━━━ Recorded information

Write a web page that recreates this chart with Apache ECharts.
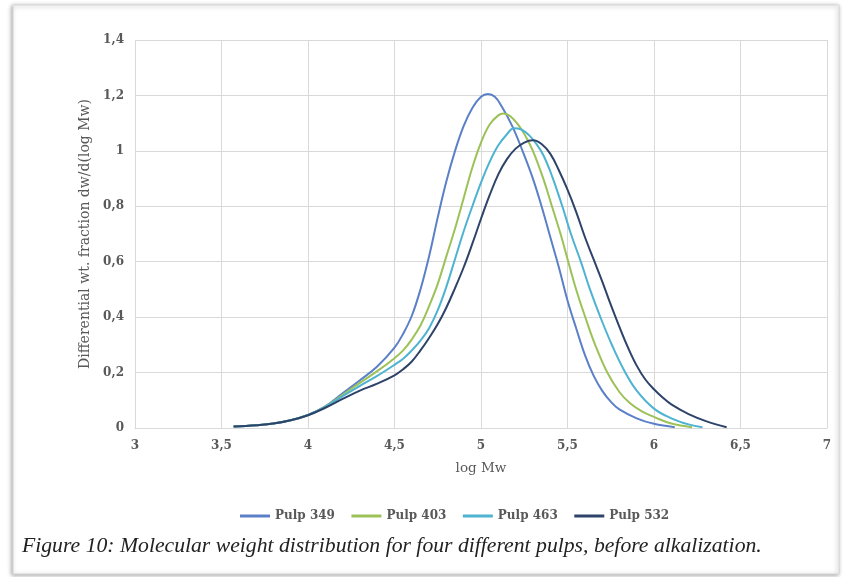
<!DOCTYPE html>
<html>
<head>
<meta charset="utf-8">
<script src="https://cdn.jsdelivr.net/npm/echarts@6/dist/echarts.min.js"></script>
<style>
html,body{margin:0;padding:0;background:#ffffff;}
#chart{width:843px;height:577px;}
</style>
</head>
<body>
<div id="chart"></div>
<script>
const seriesNames = ['Pulp 349', 'Pulp 403', 'Pulp 463', 'Pulp 532'];
const xTicks = ['3', '3,5', '4', '4,5', '5', '5,5', '6', '6,5', '7'];
const yTicks = ['0', '0,2', '0,4', '0,6', '0,8', '1', '1,2', '1,4'];

const pulp349 = [[3.57,0.005],[3.7,0.010],[3.8,0.016],[3.9,0.028],[4.0,0.047],[4.1,0.078],[4.2,0.125],[4.3,0.172],[4.4,0.222],[4.5,0.29],[4.55,0.34],[4.6,0.405],[4.65,0.50],[4.7,0.62],[4.75,0.76],[4.8,0.89],[4.85,1.0],[4.9,1.09],[4.95,1.155],[5.0,1.195],[5.04,1.205],[5.08,1.195],[5.12,1.16],[5.18,1.09],[5.24,1.0],[5.3,0.9],[5.35,0.8],[5.4,0.69],[5.45,0.58],[5.5,0.46],[5.55,0.36],[5.6,0.265],[5.65,0.19],[5.7,0.135],[5.75,0.095],[5.8,0.067],[5.9,0.035],[6.0,0.015],[6.12,0.003]];
const pulp403 = [[3.57,0.005],[3.7,0.010],[3.8,0.016],[3.9,0.028],[4.0,0.047],[4.1,0.077],[4.2,0.12],[4.3,0.163],[4.4,0.205],[4.5,0.252],[4.55,0.28],[4.6,0.32],[4.65,0.37],[4.7,0.44],[4.75,0.52],[4.8,0.62],[4.85,0.72],[4.9,0.83],[4.95,0.94],[5.0,1.03],[5.05,1.095],[5.1,1.128],[5.13,1.135],[5.17,1.125],[5.22,1.09],[5.26,1.05],[5.3,1.0],[5.36,0.9],[5.41,0.8],[5.46,0.7],[5.5,0.61],[5.55,0.5],[5.6,0.405],[5.66,0.3],[5.73,0.2],[5.8,0.13],[5.86,0.09],[5.93,0.06],[6.0,0.04],[6.1,0.016],[6.22,0.003]];
const pulp463 = [[3.57,0.005],[3.7,0.010],[3.8,0.016],[3.9,0.028],[4.0,0.047],[4.1,0.076],[4.2,0.115],[4.3,0.152],[4.4,0.188],[4.5,0.228],[4.55,0.25],[4.6,0.28],[4.65,0.315],[4.7,0.36],[4.75,0.425],[4.8,0.51],[4.85,0.61],[4.9,0.71],[4.95,0.80],[5.0,0.885],[5.05,0.96],[5.1,1.02],[5.15,1.06],[5.19,1.082],[5.23,1.078],[5.28,1.055],[5.32,1.025],[5.36,0.985],[5.41,0.91],[5.47,0.80],[5.52,0.70],[5.58,0.595],[5.63,0.50],[5.69,0.40],[5.76,0.295],[5.83,0.205],[5.9,0.135],[6.0,0.07],[6.1,0.035],[6.2,0.013],[6.28,0.003]];
const pulp532 = [[3.57,0.005],[3.7,0.010],[3.8,0.016],[3.9,0.028],[4.0,0.046],[4.1,0.073],[4.2,0.105],[4.3,0.135],[4.4,0.16],[4.5,0.19],[4.55,0.212],[4.6,0.24],[4.65,0.28],[4.7,0.325],[4.75,0.375],[4.8,0.435],[4.85,0.505],[4.9,0.58],[4.95,0.665],[5.0,0.755],[5.05,0.84],[5.1,0.915],[5.15,0.97],[5.2,1.008],[5.25,1.03],[5.3,1.038],[5.35,1.025],[5.4,0.99],[5.45,0.93],[5.5,0.86],[5.55,0.78],[5.6,0.69],[5.65,0.61],[5.7,0.53],[5.75,0.445],[5.8,0.365],[5.85,0.29],[5.9,0.225],[5.95,0.175],[6.0,0.14],[6.05,0.11],[6.1,0.085],[6.2,0.05],[6.3,0.025],[6.42,0.003]];

const seriesData = [pulp349, pulp403, pulp463, pulp532];
const colors = ['#5B80C8', '#9CC257', '#4DB3D0', '#2D4369'];

const chart = echarts.init(document.getElementById('chart'), null, {renderer: 'canvas'});
const labelFont = {color: '#595959', fontFamily: 'DejaVu Serif', fontSize: 12, fontWeight: 'bold'};

chart.setOption({
  animation: false,
  backgroundColor: '#ffffff',
  graphic: [
    {type: 'rect', shape: {x: 13, y: 5, width: 826, height: 569},
     style: {fill: '#ffffff', stroke: '#d8d8d8', lineWidth: 1, shadowBlur: 4, shadowColor: 'rgba(0,0,0,0.35)', shadowOffsetX: -1, shadowOffsetY: 1}, z: -10, silent: true},
    {type: 'text', left: 22, top: 535,
     style: {text: 'Figure 10: Molecular weight distribution for four different pulps, before alkalization.', fill: '#222222', font: 'italic 21.7px "Liberation Serif"'}}
  ],
  grid: {left: 135, right: 16, top: 40, bottom: 149},
  legend: {
    data: seriesNames,
    left: 235, top: 505,
    itemWidth: 30, itemHeight: 3, itemGap: 16.5,
    icon: 'rect',
    textStyle: {color: '#595959', fontFamily: 'DejaVu Serif', fontSize: 12, fontWeight: 'bold'}
  },
  xAxis: {
    type: 'value', min: 3, max: 7, interval: 0.5,
    name: 'log Mw', nameLocation: 'middle', nameGap: 33,
    nameTextStyle: {color: '#595959', fontFamily: 'DejaVu Serif', fontSize: 13.5},
    axisLine: {show: true, lineStyle: {color: '#d9d9d9'}},
    axisTick: {show: false},
    splitLine: {show: true, lineStyle: {color: '#d9d9d9', width: 1}},
    axisLabel: Object.assign({margin: 12, formatter: v => xTicks[Math.round((v - 3) / 0.5)]}, labelFont)
  },
  yAxis: {
    type: 'value', min: 0, max: 1.4, interval: 0.2,
    name: 'Differential wt. fraction dw/d(log Mw)', nameLocation: 'middle', nameGap: 40,
    nameTextStyle: {color: '#595959', fontFamily: 'DejaVu Serif', fontSize: 14},
    axisLine: {show: false},
    axisTick: {show: false},
    splitLine: {show: true, lineStyle: {color: '#d9d9d9', width: 1}},
    axisLabel: Object.assign({margin: 11, formatter: v => yTicks[Math.round(v / 0.2)]}, labelFont)
  },
  series: seriesNames.map((n, i) => ({
    name: n, type: 'line', data: seriesData[i], smooth: 0.4, symbol: 'none',
    lineStyle: {color: colors[i], width: 2}, itemStyle: {color: colors[i]}
  }))
});
</script>
</body>
</html>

━━━━━━

Ignore the images and quote every line of the listing exactly.

Write a web page that recreates this chart with Apache ECharts.
<!DOCTYPE html>
<html>
<head>
<meta charset="utf-8">
<script src="https://cdn.jsdelivr.net/npm/echarts@6/dist/echarts.min.js"></script>
<style>
html,body{margin:0;padding:0;background:#ffffff;}
#chart{width:843px;height:577px;}
</style>
</head>
<body>
<div id="chart"></div>
<script>
const seriesNames = ['Pulp 349', 'Pulp 403', 'Pulp 463', 'Pulp 532'];
const xTicks = ['3', '3,5', '4', '4,5', '5', '5,5', '6', '6,5', '7'];
const yTicks = ['0', '0,2', '0,4', '0,6', '0,8', '1', '1,2', '1,4'];

const pulp349 = [[3.57,0.005],[3.7,0.010],[3.8,0.016],[3.9,0.028],[4.0,0.047],[4.1,0.078],[4.2,0.125],[4.3,0.172],[4.4,0.222],[4.5,0.29],[4.55,0.34],[4.6,0.405],[4.65,0.50],[4.7,0.62],[4.75,0.76],[4.8,0.89],[4.85,1.0],[4.9,1.09],[4.95,1.155],[5.0,1.195],[5.04,1.205],[5.08,1.195],[5.12,1.16],[5.18,1.09],[5.24,1.0],[5.3,0.9],[5.35,0.8],[5.4,0.69],[5.45,0.58],[5.5,0.46],[5.55,0.36],[5.6,0.265],[5.65,0.19],[5.7,0.135],[5.75,0.095],[5.8,0.067],[5.9,0.035],[6.0,0.015],[6.12,0.003]];
const pulp403 = [[3.57,0.005],[3.7,0.010],[3.8,0.016],[3.9,0.028],[4.0,0.047],[4.1,0.077],[4.2,0.12],[4.3,0.163],[4.4,0.205],[4.5,0.252],[4.55,0.28],[4.6,0.32],[4.65,0.37],[4.7,0.44],[4.75,0.52],[4.8,0.62],[4.85,0.72],[4.9,0.83],[4.95,0.94],[5.0,1.03],[5.05,1.095],[5.1,1.128],[5.13,1.135],[5.17,1.125],[5.22,1.09],[5.26,1.05],[5.3,1.0],[5.36,0.9],[5.41,0.8],[5.46,0.7],[5.5,0.61],[5.55,0.5],[5.6,0.405],[5.66,0.3],[5.73,0.2],[5.8,0.13],[5.86,0.09],[5.93,0.06],[6.0,0.04],[6.1,0.016],[6.22,0.003]];
const pulp463 = [[3.57,0.005],[3.7,0.010],[3.8,0.016],[3.9,0.028],[4.0,0.047],[4.1,0.076],[4.2,0.115],[4.3,0.152],[4.4,0.188],[4.5,0.228],[4.55,0.25],[4.6,0.28],[4.65,0.315],[4.7,0.36],[4.75,0.425],[4.8,0.51],[4.85,0.61],[4.9,0.71],[4.95,0.80],[5.0,0.885],[5.05,0.96],[5.1,1.02],[5.15,1.06],[5.19,1.082],[5.23,1.078],[5.28,1.055],[5.32,1.025],[5.36,0.985],[5.41,0.91],[5.47,0.80],[5.52,0.70],[5.58,0.595],[5.63,0.50],[5.69,0.40],[5.76,0.295],[5.83,0.205],[5.9,0.135],[6.0,0.07],[6.1,0.035],[6.2,0.013],[6.28,0.003]];
const pulp532 = [[3.57,0.005],[3.7,0.010],[3.8,0.016],[3.9,0.028],[4.0,0.046],[4.1,0.073],[4.2,0.105],[4.3,0.135],[4.4,0.16],[4.5,0.19],[4.55,0.212],[4.6,0.24],[4.65,0.28],[4.7,0.325],[4.75,0.375],[4.8,0.435],[4.85,0.505],[4.9,0.58],[4.95,0.665],[5.0,0.755],[5.05,0.84],[5.1,0.915],[5.15,0.97],[5.2,1.008],[5.25,1.03],[5.3,1.038],[5.35,1.025],[5.4,0.99],[5.45,0.93],[5.5,0.86],[5.55,0.78],[5.6,0.69],[5.65,0.61],[5.7,0.53],[5.75,0.445],[5.8,0.365],[5.85,0.29],[5.9,0.225],[5.95,0.175],[6.0,0.14],[6.05,0.11],[6.1,0.085],[6.2,0.05],[6.3,0.025],[6.42,0.003]];

const seriesData = [pulp349, pulp403, pulp463, pulp532];
const colors = ['#5B80C8', '#9CC257', '#4DB3D0', '#2D4369'];

const chart = echarts.init(document.getElementById('chart'), null, {renderer: 'canvas'});
const labelFont = {color: '#595959', fontFamily: 'DejaVu Serif', fontSize: 12, fontWeight: 'bold'};

chart.setOption({
  animation: false,
  backgroundColor: '#ffffff',
  graphic: [
    {type: 'rect', shape: {x: 13, y: 5, width: 826, height: 569},
     style: {fill: '#ffffff', stroke: '#d8d8d8', lineWidth: 1, shadowBlur: 4, shadowColor: 'rgba(0,0,0,0.35)', shadowOffsetX: -1, shadowOffsetY: 1}, z: -10, silent: true},
    {type: 'text', left: 22, top: 535,
     style: {text: 'Figure 10: Molecular weight distribution for four different pulps, before alkalization.', fill: '#222222', font: 'italic 21.7px "Liberation Serif"'}}
  ],
  grid: {left: 135, right: 16, top: 40, bottom: 149},
  legend: {
    data: seriesNames,
    left: 235, top: 505,
    itemWidth: 30, itemHeight: 3, itemGap: 16.5,
    icon: 'rect',
    textStyle: {color: '#595959', fontFamily: 'DejaVu Serif', fontSize: 12, fontWeight: 'bold'}
  },
  xAxis: {
    type: 'value', min: 3, max: 7, interval: 0.5,
    name: 'log Mw', nameLocation: 'middle', nameGap: 33,
    nameTextStyle: {color: '#595959', fontFamily: 'DejaVu Serif', fontSize: 13.5},
    axisLine: {show: true, lineStyle: {color: '#d9d9d9'}},
    axisTick: {show: false},
    splitLine: {show: true, lineStyle: {color: '#d9d9d9', width: 1}},
    axisLabel: Object.assign({margin: 12, formatter: v => xTicks[Math.round((v - 3) / 0.5)]}, labelFont)
  },
  yAxis: {
    type: 'value', min: 0, max: 1.4, interval: 0.2,
    name: 'Differential wt. fraction dw/d(log Mw)', nameLocation: 'middle', nameGap: 40,
    nameTextStyle: {color: '#595959', fontFamily: 'DejaVu Serif', fontSize: 14},
    axisLine: {show: false},
    axisTick: {show: false},
    splitLine: {show: true, lineStyle: {color: '#d9d9d9', width: 1}},
    axisLabel: Object.assign({margin: 11, formatter: v => yTicks[Math.round(v / 0.2)]}, labelFont)
  },
  series: seriesNames.map((n, i) => ({
    name: n, type: 'line', data: seriesData[i], smooth: 0.4, symbol: 'none',
    lineStyle: {color: colors[i], width: 2}, itemStyle: {color: colors[i]}
  }))
});
</script>
</body>
</html>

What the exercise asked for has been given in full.